Merriam-Webster Just Chose A Ridiculous Word Of The Year
Merriam-Webster’s word of the year is "gaslighting".
Every year, as the 360 days wind down to being a brand new year, brands like Spotify put out a list of songs you listened to, Pantone announces the color of the year and sometimes Spotify and Pantone come together to give you your Spotify color palette. However, most importantly, Webster’s Dictionary announces the word of the year. And, the choice isn’t even attributed to a popular online word game!
According to NPR, Merriam-Webster’s word of the year is, gaslighting. Why? Well, we don’t know. This leads us to think that maybe we are being gaslit in some universal attempt at irony.

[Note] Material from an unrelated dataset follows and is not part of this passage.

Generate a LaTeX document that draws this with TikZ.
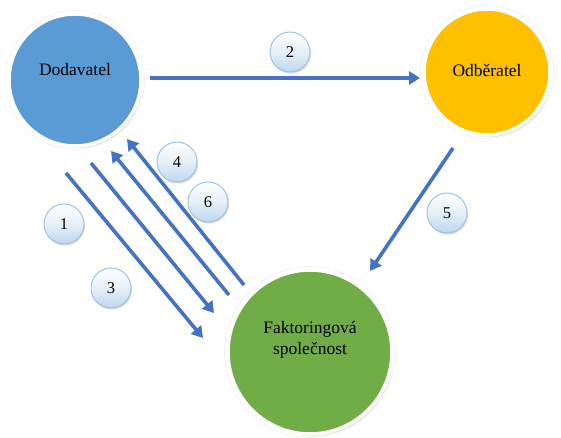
\documentclass[tikz,border=0pt]{standalone}
\usepackage{fontspec}
\setmainfont{Liberation Serif}
\newfontfamily\lserif{Liberation Serif}
\usetikzlibrary{arrows.meta,shadows}
\definecolor{cblue}{HTML}{5B9BD5}
\definecolor{cgold}{HTML}{FFC000}
\definecolor{cgreen}{HTML}{70AD47}
\definecolor{carrow}{HTML}{4472C4}
\definecolor{lblb}{HTML}{9DC3E6}
\definecolor{lblf}{HTML}{BDD7EE}
\definecolor{rimc}{HTML}{EDF0F2}
\tikzset{
  big/.style={circle, draw=white, line width=3.5pt, minimum size=#1,
    drop shadow={shadow xshift=1.5pt, shadow yshift=-2pt, fill=black!35, opacity=0.5},
    inner sep=0pt},
  rim/.style={circle, draw=rimc, line width=0.6pt, minimum size=#1, inner sep=0pt},
  bigtxt/.style={font=\lserif\fontsize{17.5}{21}\selectfont, align=center},
  lbl/.style={circle, draw=lblb, line width=1pt, minimum size=40pt, inner sep=0pt,
    top color=white, bottom color=lblf, middle color=lblf!40,
    drop shadow={shadow xshift=1pt, shadow yshift=-1.5pt, fill=black!30, opacity=0.5},
    font=\lserif\fontsize{16.5}{19}\selectfont},
  arr/.style={draw=carrow, line width=3.6pt, -{Triangle[length=11pt,width=13pt]}},
}
\begin{document}
\begin{tikzpicture}[x=1pt,y=-1pt]
\useasboundingbox (0,0) rectangle (561,437);
\node[big=132pt, fill=cblue] (dod) at (75,80) {};
\node[rim=139pt] (dodrim) at (75,80) {};
\node[bigtxt] (dodtxt) at (75,70) {Dodavatel};
\node[big=126pt, fill=cgold] (odb) at (487,72) {};
\node[rim=133pt] (odbrim) at (487,72) {};
\node[bigtxt] (odbtxt) at (487,70) {Odběratel};
\node[big=164pt, fill=cgreen] (fak) at (310,352) {};
\node[rim=171pt] (fakrim) at (310,352) {};
\node[bigtxt] (faktxt) at (310,340) {Faktoringová\\společnost};

\coordinate (a2s) at (150,78);
\coordinate (a2e) at (420,78);
\coordinate (a5s) at (453,148);
\coordinate (a5e) at (370,271);
\coordinate (a1s) at (66,173);
\coordinate (a1e) at (203,338);
\coordinate (a3s) at (91,163);
\coordinate (a3e) at (214,313);
\coordinate (a4s) at (229,295);
\coordinate (a4e) at (111,151);
\coordinate (a6s) at (244,285);
\coordinate (a6e) at (127,139);

\draw[arr] (a2s) -- (a2e);
\draw[arr] (a5s) -- (a5e);
\draw[arr] (a1s) -- (a1e);
\draw[arr] (a3s) -- (a3e);
\draw[arr] (a4s) -- (a4e);
\draw[arr] (a6s) -- (a6e);

\node[lbl] (l1) at (64,224) {1};
\node[lbl] (l2) at (290,52) {2};
\node[lbl] (l3) at (111,288) {3};
\node[lbl] (l4) at (177,162) {4};
\node[lbl] (l5) at (447,213) {5};
\node[lbl] (l6) at (208,202) {6};
\end{tikzpicture}
\end{document}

Although the dictionary gurus choose their word of the year through data, the hive mind can’t seem to figure out why gaslighting keeps popping up. Experts wonder if it’s because folks want to know if there is a dash in the word, or if it’s because of the number of online word games that are proliferating in our lives.
This year’s word of the year is perplexing, but the world is more aware of the power of gaslighting. It could be caused by a larger spotlight that has been put on mental health, it could be the culture in which we are living, or it could even be due to the actress Angela Lansbury’s recent death.
Lansbury played in George Cukor’s “Gaslight” in 1944, where she played a maid who unintentionally helped convince a woman she was hysterical. Who are we kidding? It’s because we all feel like we are being gaslit every day by the entire world around us. Maybe.
Perhaps it’s because we are surrounded by images, words, and well, outright lies, that tell us we aren’t enough. The folks at Webster’s report that the word of the year, gaslight, was looked up more than once a day. The word, which gets its meaning from the famous movie that Landsbury played in, describes what abusers in a relationship do to manipulate their partner.
So, although this year’s word of the year is fairly heavy, maybe we should take a moment to reflect on it. Past words of the year included “justice”, “feminism”, and “surreal”. And experts say they can all be attributed to events that happened that year.
Gaslighting, however, is a bit of an enigma. The data cannot draw a straight line from an event to the term. Maybe it’s just because gaslighting is pervasive. And this year’s word reflects that knowledge.
Words are power. And maybe everyone is beginning to truly understand that, just like how some English words are being banned in France. And perhaps this year’s winner reflects that power. The government doesn’t want its people to lose their native tongue. And the online word games that are on everyone’s device, they have power too.
Those games are educating, connecting people, and making folks think. At the same time, by living in an online world, words have the power to lie to people–to make them believe they need something different, that they need to buy more things, that they are too fat or too thin, and maybe, a world of the year is showing us all, that we are more than those lies.
Maybe it’s because of the word of the year–gaslight–that we can see that we won’t take it anymore.